I sit on the bed, a rather sad single one with six-year-old bedding from some closing-down sale, and swipe through my recent call list until I find the number I recognise as Helen’s. I really hope she understands. Perhaps if I just explain what actually happened: she assumed I was a bride-to-be and then I felt too embarrassed to say otherwise in front of the customers with her that day. Then, well, it just gathered momentum… Urgh! Just bloody do it, Jenny! Then maybe I can drop by, take her some flowers. Perhaps we might even become friends?
As soon as I hear her kind voice, I’m reassured she’s going to be nothing but lovely to me.
‘Hi Helen, it’s Jenny Archer. You called and spoke to my sister, Lulu, about my next appointment?’ I can hear the nervousness in my voice and wonder if Helen can too.
‘Jenny. Yes! My goodness, I have been meaning to call back. What a terrible mix-up.’ She actually sounds more mortified than I do.
‘I know and I’m sorry, if I can just explain, Helen. I never meant to cause any trouble.’
‘Oh, it’s me who should be apologising, Jenny. What a terrible mistake for me to make and honestly, I’m surprised at myself.’
‘Sorry?’
‘Making assumptions like that. I have to remind myself that not every bride lets her entire family in on her plans, or even that they’ve got engaged. It really was the most terrible error on my part. I should have just asked for you to call me back and not gone into any of the details. I hope I haven’t messed things up for you, spoilt a big surprise or forced you to tell your sister when you didn’t intend to yet?’
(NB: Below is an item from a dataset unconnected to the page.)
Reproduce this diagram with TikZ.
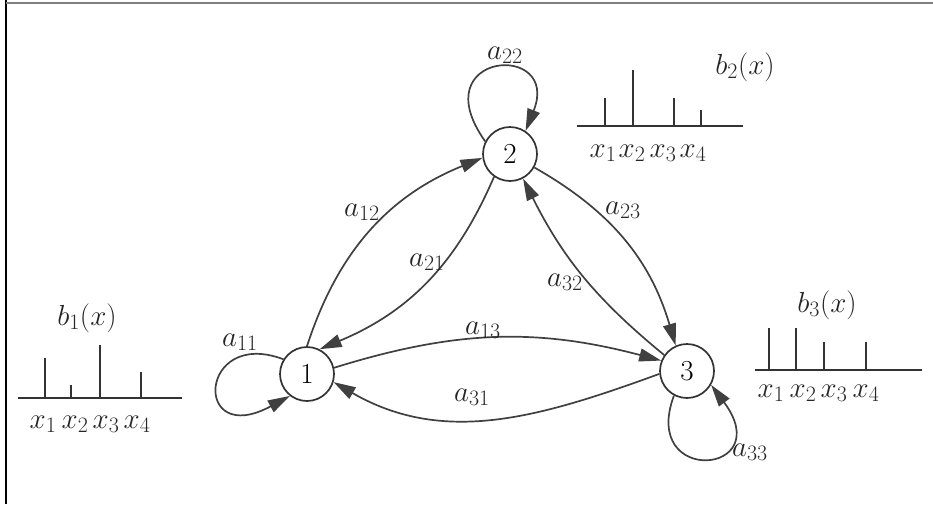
\RequirePackage{fix-cm}
\documentclass[tikz,border=0pt]{standalone}
\usetikzlibrary{arrows.meta}
\DeclareMathSizes{29}{29}{22}{17}
\begin{document}
\begin{tikzpicture}[x=1pt,y=1pt,
  font=\fontsize{29}{34}\selectfont,
  state/.style={circle,draw=black!80,line width=1.7pt,minimum size=54pt,inner sep=0pt},
  conn/.style={draw=black!75,line width=1.7pt,-{Triangle[length=22pt,width=13pt]}},
  lab/.style={inner sep=0pt,text=black!85},
  stem/.style={draw=black!80,line width=1.5pt},
  axis/.style={draw=black!80,line width=1.8pt}]
\useasboundingbox (0,0) rectangle (933,-504);
% frame
\draw[black,line width=2pt] (6,0) -- (6,-504);
\draw[black!50,line width=1.5pt] (6,-3) -- (933,-3);

% states
\node[state] (n1) at (307,-374) {1};
\node[state] (n2) at (510,-154) {2};
\node[state] (n3) at (687,-371) {3};

% self loops
\draw[conn] (n1.148) .. controls +(-85,32) and +(-98,-53) .. (n1.232);
\draw[conn] (n2.153) .. controls +(-64,90) and +(36,90) .. (n2.56);
\draw[conn] (n3.242) .. controls +(-34,-91) and +(67,-90) .. (n3.330);

% transitions
\draw[conn] (n1.90) to[bend left=25] (n2.188);
\draw[conn] (n2.235) to[bend left=22] (n1.63);
\draw[conn] (n1.13) to[bend left=16] (n3.158);
\draw[conn] (n3.186) to[out=200,in=-30] (n1.343);
\draw[conn] (n2.331) to[bend left=22] (n3.114);
\draw[conn] (n3.145) to[bend left=12] (n2.298);

% transition labels
\node[lab] (l11) at (240,-342) {$a_{11}$};
\node[lab] (l22) at (505,-55) {$a_{22}$};
\node[lab] (l33) at (750,-452) {$a_{33}$};
\node[lab] (l12) at (362,-212) {$a_{12}$};
\node[lab] (l21) at (427,-262) {$a_{21}$};
\node[lab] (l13) at (483,-330) {$a_{13}$};
\node[lab] (l31) at (472,-397) {$a_{31}$};
\node[lab] (l23) at (623,-210) {$a_{23}$};
\node[lab] (l32) at (565,-282) {$a_{32}$};

% b1
\draw[axis] (18,-398) -- (182,-398);
\draw[stem] (45,-398) -- ++(0,40);
\draw[stem] (71,-398) -- ++(0,13);
\draw[stem] (100,-398) -- ++(0,53);
\draw[stem] (141,-398) -- ++(0,26);
\node[lab] (b1) at (87,-318) {$b_1(x)$};
\node[lab] (b1x1) at (43,-424) {$x_1$};
\node[lab] (b1x2) at (75,-424) {$x_2$};
\node[lab] (b1x3) at (106,-424) {$x_3$};
\node[lab] (b1x4) at (137,-424) {$x_4$};

% b2
\draw[axis] (577,-126) -- (743,-126);
\draw[stem] (605,-126) -- ++(0,28);
\draw[stem] (633,-126) -- ++(0,56);
\draw[stem] (674,-126) -- ++(0,28);
\draw[stem] (701,-126) -- ++(0,16);
\node[lab] (b2) at (745,-67) {$b_2(x)$};
\node[lab] (b2x1) at (603,-153) {$x_1$};
\node[lab] (b2x2) at (632,-153) {$x_2$};
\node[lab] (b2x3) at (663,-153) {$x_3$};
\node[lab] (b2x4) at (693,-153) {$x_4$};

% b3
\draw[axis] (755,-370) -- (922,-370);
\draw[stem] (769,-370) -- ++(0,42);
\draw[stem] (796,-370) -- ++(0,42);
\draw[stem] (824,-370) -- ++(0,28);
\draw[stem] (866,-370) -- ++(0,28);
\node[lab] (b3) at (827,-305) {$b_3(x)$};
\node[lab] (b3x1) at (771,-393) {$x_1$};
\node[lab] (b3x2) at (803,-393) {$x_2$};
\node[lab] (b3x3) at (834,-393) {$x_3$};
\node[lab] (b3x4) at (866,-393) {$x_4$};
\end{tikzpicture}
\end{document}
It takes me a moment to think this through. She’s actually apologising to me, isn’t she? She thinks she’s in
the wrong. She’s giving me the out. I no longer need to confess, despite the fact I know I should. I’m trying to will myself to do it anyway but the imperative has gone. God, I am so weak. My determination to come clean evaporates quicker than one of Marianne’s faked orgasms.
‘Think nothing of it! Honestly, it’s no problem.’
‘Well, I have been thinking about it a lot, actually, and by way of apology, I’d love to offer you a discount on the beautiful Hayley Paige dress you chose. Would that go some way to making it up to you?’
Poor Helen, she has obviously been agonising about this. ‘You are too kind.’ And I am too much. Seriously, I am. I know I’ve only made things worse for myself now, but – how tragic am I? – it feels like the only way to be sure of seeing her again.
‘Well, let’s get you back in, try the dress on again and we can chat through any alterations that might be needed. Your last appointment finished in such a hurry. I’d love to hear more about the day you’re planning, the man you’re marrying, so I can do everything in my power to pull all the styling together beautifully for you.’
Oh shit! That’s wiped the smile off my face. ‘Perfect. I’ll email you some dates and we can get it sorted.’
As I hang up, I know I’m now looking at another night in front of Pinterest, stealing all the best bits from other women’s weddings, ready to pass them off as my own. I suppose it won’t hurt to get ahead with this. Jean, Lucy and everyone at work will need to see progress on the wedding front too.